Syria, once a popular tourist destination that attracted millions of visitors each year, has become one of the most dangerous places in the world. The uprising against Bashar al-Assad’s regime, which began in early 2011, quickly turned into a brutal civil war that has killed civilians on a horrendous scale and forced millions of people from their homes.
Now in the ninth year of war, the security situation in Syria continues to evolve. An estimated 500,000 people have already lost their lives and humanitarian needs remain critical across the country, with an estimated 11.7 million people in need of assistance. Two thirds of the population live below the poverty line. Food needs are amongst the most urgent, with 9.1 million people anticipated to require assistance in 2019. As the conflict could further intensify in Northern Syria in the coming year, it is possible that the humanitarian situation will worsen.
Local civilian populations have regularly come under fire throughout the course of the conflict. Yet this is not the only factor impacting local residents across PIN’s areas of operation in Northern Syria. Sudden displacement leaves families highly vulnerable, without access to food, shelter, water services, education or employment opportunities. Host communities also have limited income generation opportunities, due to the chronic nature of the conflict. Additionally, sustained armed clashes and aerial bombardments in conflict hotspots have resulted in critical damage to vital community infrastructure. As many families are displaced and still struggling to fulfil their daily needs, the need for emergency aid as well as longer-term resilience and development support will remain crucial.

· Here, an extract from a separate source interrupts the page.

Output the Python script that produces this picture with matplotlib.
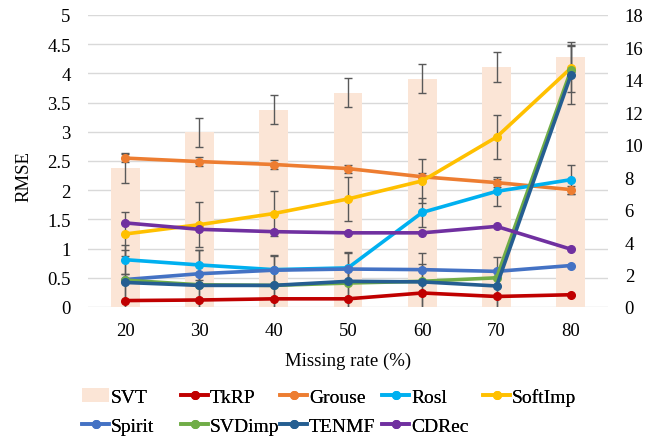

PIN has an established presence in Northern Syria, having implemented quality humanitarian interventions in the country since 2012. We provide multi-sectoral assistance including food aid; support for water, sanitation and hygiene infrastructure and services; agriculture and livelihoods support for farmers and communities; shelter interventions; employment opportunities; as well as training and educational support. Each month our assistance reaches approximately 230,000 people in Syria. A sustainable approach towards humanitarian assistance and building the resilience of communities to cope with the effects of the conflict in the longer term are cornerstones of our effort.